Now this is still in development and I'm sure efficiency will improve. But its going to have to improve _A LOT_ to overcome that 225:1 range factor when used as automotive fuel. I'm not saying its a bad thing in the right application. But I am saying, the idea that using solar panels to make liquid or gaseous fuels for passenger vehicles is ludicrously (Tesla pun intended) wasteful.
It's a pity that profit always comes first.
We're probably in agreement about which vehicle we'd choose given the choice between a methanol powered Prius or a Model S Plaid :) but I think the article is aiming at keeping current petrol/diesel/kerosene engines running rather than making vehicles burn novel fuels.
The problem here is getting air CO2.
A good way is burning waste biomass, other wastes in O2 giving a clean air CO2 ready to make clean synfuels or store.
My off grid 4 Kw generator requires more than 100 times that amount per day just for 7 hours of daily power. Not exactly practical for small scale usefulness
Clearly this process is a step in the right direction.

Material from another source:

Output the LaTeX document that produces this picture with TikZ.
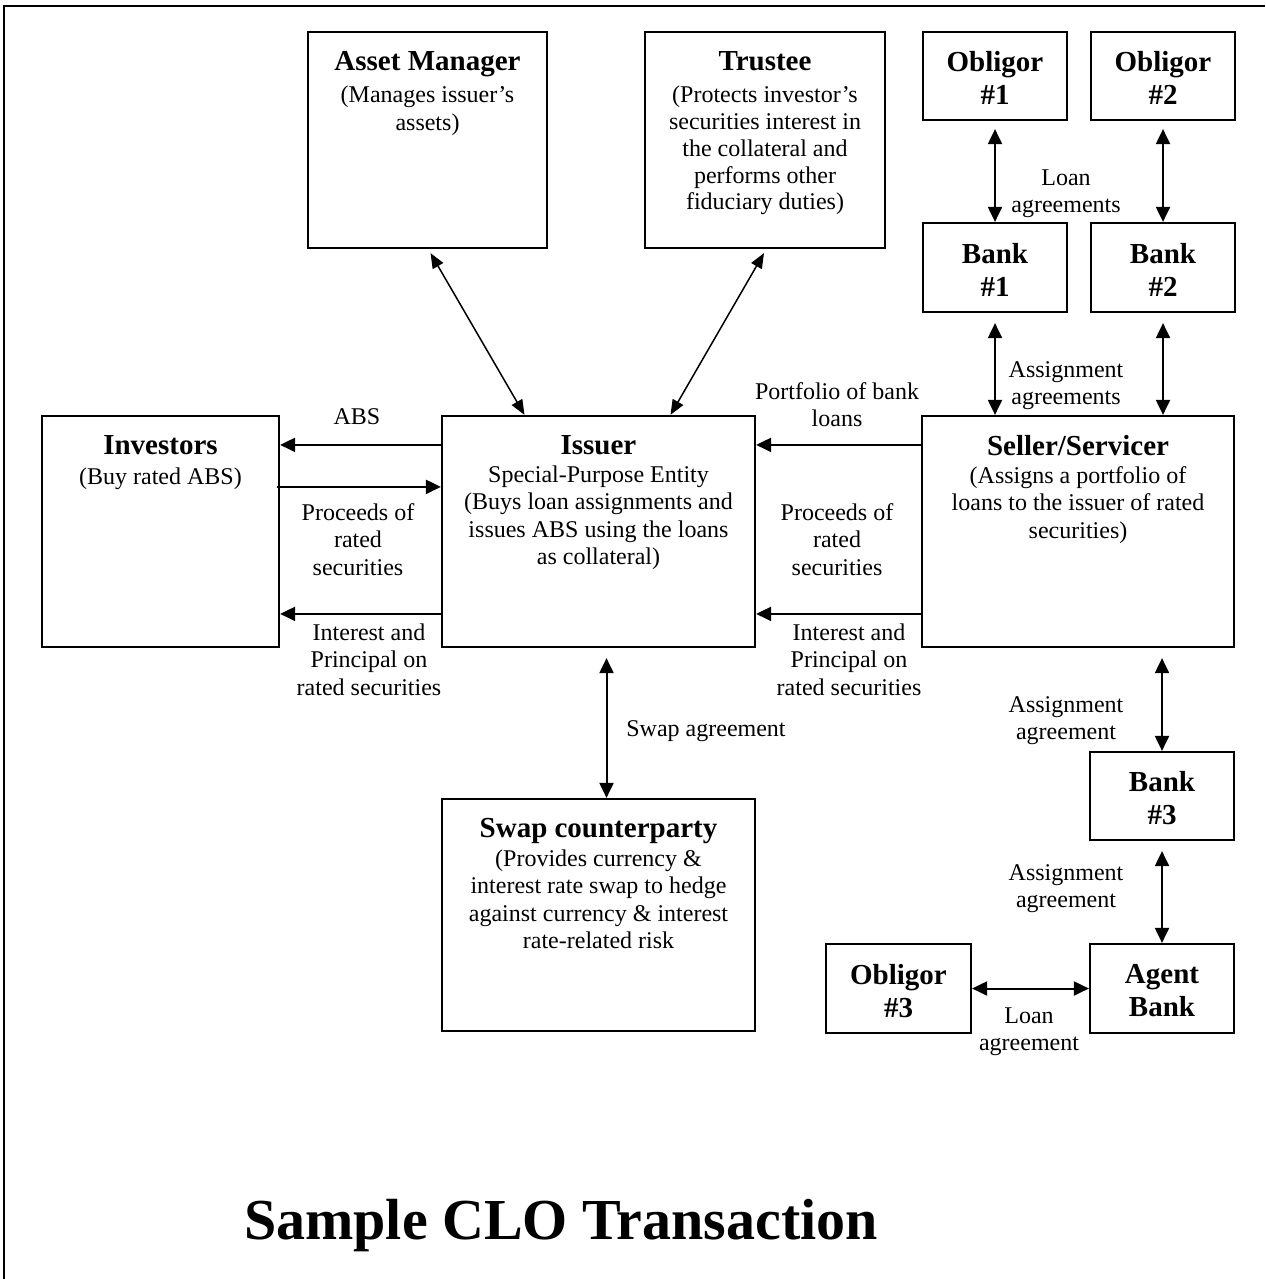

It is not ready to solve anyone's energy crisis, but it is a thought process that achieves two very important goals: 1) remove threatening levels of CO2 from the atmosphere molecule by molecule & sequester them in a useful form; 2) harness the viable light and radiation from the sun to produce something other than rising global temperatures - notably a store-able and movable energy product. When will this thinking result in realistic energy production?
I'm all for these guys thinking things through and then providing proof-of-concept, and intellectually it is a breakthrough - but the article is written from THEIR view - overhyped and incapable of making any real difference in the near future!